The first half of 2016 was a strong one for China’s copper imports, which are estimated to have reached a total 4,671kt, a rise of 22 percent year-on-year. In the first half of 2015, China had imported a total of 3,837kt copper metal.

Net imports of refined copper rose in June, whereas imports of scrap remained flat and concentrate imports dropped modestly. The solid imports data gives fundamental support to the recent rises in price in copper. However, there still remain the questions regarding the sustainability of record breaking.

“We continue to see a market weaker in H2 16 as a result of a slowdown of momentum within the Chinese macroeconomy, and retain our call for prices to fall below current spot levels,” said Barclays in a research note.

Delving into details of June copper imports, net imports of refined copper rose 12 percent sequentially to 263kt.

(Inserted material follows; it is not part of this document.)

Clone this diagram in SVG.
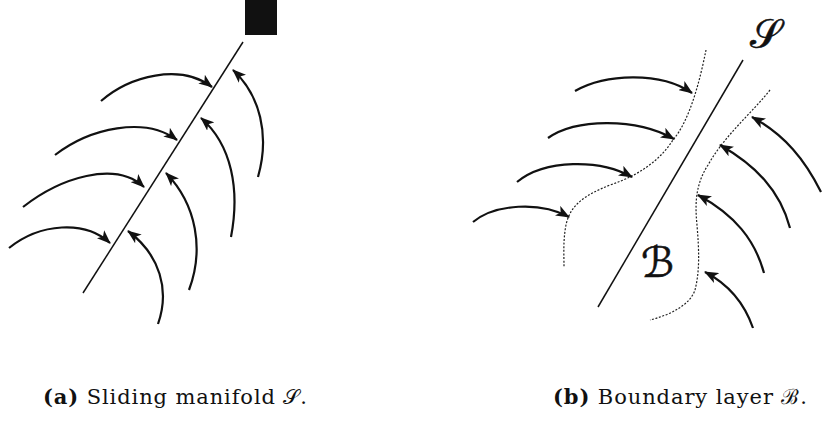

The increase in net imports in June from May’s total of 234kt was marketed by a drop in both exports and import, with the drop in exports outweighing that of the imports.

On an annual basis, the net imports of refined copper rose 9 percent year-on-year. For the first half of 2016, net refined imports reached 1,874kt, rising 20 percent year-on-year from H1 2015’s 1,559kt.

Meanwhile, scrap imports remained flat in June, on a month-on-month basis. For the first half of 2016, the imports dropped 7.7 percent to 1,561kt from H1 2015’s 1692kt. Imports of copper concentrate dropped modestly by 6 percent month-on-month in June to 1,350kt.

Even if the June figure shows a drop of 100kt from May, the import represents a strong 37 percent year-on-year rise. The surge in concentrate imports into China is because of new mines stating production. Copper concentrates imports surged 82 percent year-on-year in the first half of 2016 from 6,020 in the first half of 2015.

The latest import data shows that copper consumption in China is likely to expand for another year, stimulating China’s share of global copper consumption to almost 50 percent of the global market, according to Barclays.

However, the recent strength in copper imports to the nation has raised sustainability questions. The solid performance of copper imports has rebased market expectations higher, needing continuing solid import figures to maintain positive momentum of price.

“China’s macroeconomy is facing a slowdown in real estate activity and manufacturing investment in H2 16, and we expect that to ultimately filter down to copper consumption, acting as a brake to the recent surge in copper imports,” added Barclays.